Recently I’ve decided to make this little side-business official and incorporate with the state of California. So I am now proud to officially be “David Bachman Design, Inc.” You can find a little more information about this here. Feel free to contact me with any design ideas!

Now on to today’s post…

There have been several occasions where I’ve wanted to model a knot for either decorative or functional purposes. The first was for a simple pendant which was a trefoil knot in a heart shape. Since then I’ve had to model more complicated knots, including Celtic knots and Chinese knots. In a previous post I discussed some experiments using Kangaroo to minimize the rope-length of a knot, and I needed some random-ish knots just to test my minimization algorithm.

Some knots (e.g. *torus knots* and *Lissajous knots*) are “easy” to make if you have a solid knowledge of trigonometry and parameterized curves. However, often I find these kinds of knots too restrictive.

Unfortunately, for mathematical reasons, “random” knots are hard to freehand draw. For one thing, it is difficult to guarantee that you haven’t made a “slip-knot” that will just come apart if the right strand is tugged on. One solution I’ve come up with is a Grasshopper script that will convert a free-hand drawn curve in the xy-plane to a knot by alternately lifting and lowering it at each place where it crosses itself. The result is called an *alternating knot*, and such knots are guaranteed to never come apart.

This script can be found here. I will briefly describe how it works. First, the user must draw a curve in the xy-plane, and set the left-most component of the script to reference it.

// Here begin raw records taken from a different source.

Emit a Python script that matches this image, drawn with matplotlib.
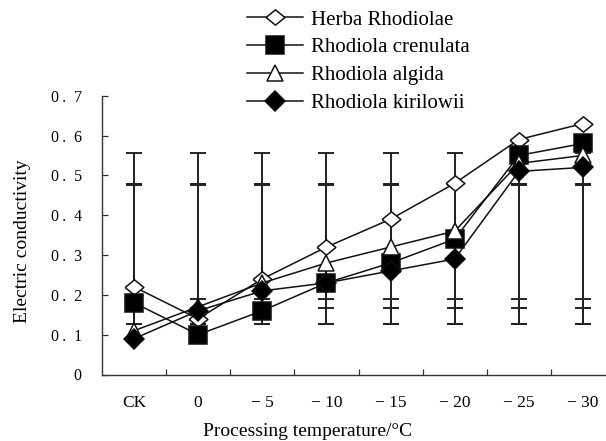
import numpy as np
import matplotlib
matplotlib.use("Agg")
import matplotlib.pyplot as plt

plt.rcParams['font.family'] = ['Liberation Serif', 'DejaVu Serif']

categories = ["CK", "0", "\u2212 5", "\u2212 10", "\u2212 15", "\u2212 20", "\u2212 25", "\u2212 30"]
names = ["Herba Rhodiolae", "Rhodiola crenulata", "Rhodiola algida", "Rhodiola kirilowii"]

herba = [0.22, 0.14, 0.24, 0.32, 0.39, 0.48, 0.59, 0.63]
crenulata = [0.18, 0.10, 0.16, 0.23, 0.28, 0.34, 0.55, 0.58]
algida = [0.11, 0.17, 0.23, 0.28, 0.32, 0.36, 0.53, 0.55]
kirilowii = [0.09, 0.16, 0.21, 0.23, 0.26, 0.29, 0.51, 0.52]

# error bar ends (one pair per series)
err_low = [0.190, 0.126, 0.166, 0.126]
err_high = [0.556, 0.479, 0.479, 0.477]

yticks = [0, 0.1, 0.2, 0.3, 0.4, 0.5, 0.6, 0.7]
ytick_labels = ["0", "0\u2009.  1", "0\u2009.  2", "0\u2009.  3", "0\u2009.  4",
                "0\u2009.  5", "0\u2009.  6", "0\u2009.  7"]

open_diamond = [(-1, 0), (0, 0.82), (1, 0), (0, -0.82), (-1, 0)]
styles = [
    dict(marker=open_diamond, ms=13.5, mfc="white"),
    dict(marker="s", ms=12.5, mfc="black"),
    dict(marker="^", ms=12, mfc="white"),
    dict(marker="D", ms=10, mfc="black"),
]

fig = plt.figure(figsize=(6.06, 4.41), dpi=100)
ax = fig.add_axes([102 / 606, (441 - 374.5) / 441, 513 / 606, (374.5 - 95.7) / 441])

x = np.arange(len(categories))
series = [herba, crenulata, algida, kirilowii]

# error bars sit under the lines
for lo, hi in zip(err_low, err_high):
    mid = (lo + hi) / 2
    ax.errorbar(x, np.full(len(x), mid), yerr=(hi - lo) / 2, fmt="none",
                ecolor="#222222", elinewidth=1.4, capsize=5.8, capthick=1.4, zorder=1)

handles = []
for vals, name, st in zip(series, names, styles):
    h, = ax.plot(x, vals, color="#111111", lw=1.1, mec="#111111", mew=1.1,
                 label=name, zorder=3, **st)
    handles.append(h)

ax.set_xlim(-0.5, 7.5)
ax.set_ylim(0, 0.7)
ax.set_yticks(yticks)
ax.set_yticklabels(ytick_labels, fontsize=11.5)
ax.set_xticks(x)
ax.set_xticklabels(categories, fontsize=12.5)
ax.set_xticks(np.arange(0.5, 7, 1), minor=True)
ax.tick_params(axis="x", which="major", length=0, pad=15)
ax.tick_params(axis="x", which="minor", length=4, width=0.9, direction="in", color="#333333")
ax.tick_params(axis="y", length=4, width=0.9, direction="in", pad=14.5, color="#333333")

for s in ["top", "right"]:
    ax.spines[s].set_visible(False)
for s in ["left", "bottom"]:
    ax.spines[s].set_color("#333333")
    ax.spines[s].set_linewidth(1.0)

fig.text(308 / 606, 1 - 431 / 441, "Processing temperature/\u00b0C", ha="center", va="center", fontsize=14)
fig.text(23 / 606, 1 - 241 / 441, "Electric conductivity", ha="center", va="center",
         rotation=90, fontsize=14)

fig.legend(handles, names, loc="upper left", bbox_to_anchor=(247 / 606, 1 - 10 / 441),
           frameon=False, borderpad=0, borderaxespad=0, handlelength=2.7,
           handletextpad=0.35, labelspacing=0.4, prop=dict(size=15))

fig.savefig("out.png", dpi=100)
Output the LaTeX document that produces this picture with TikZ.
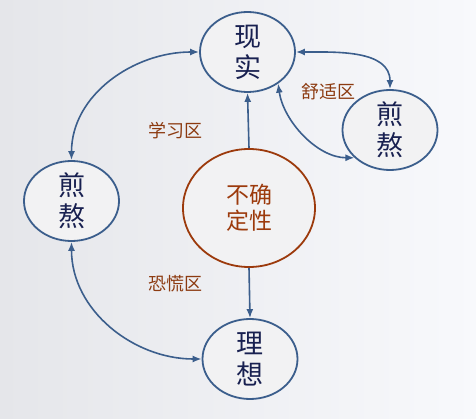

The first phase of the script shifts the initial point of the curve to lie half-way between two self-intersection points.

Then the fun starts. The script uses the “Curve|Self” component to make a list of all the places where the curve crosses itself. It then adds to this list a point on the curve between each pair of consecutive self-intersection points. The self-intersection points are then alternately raised/lowered, while the points in between are kept at height 0. The final step is to create a new interpolated curve through this modified list of points, and put a tube around it.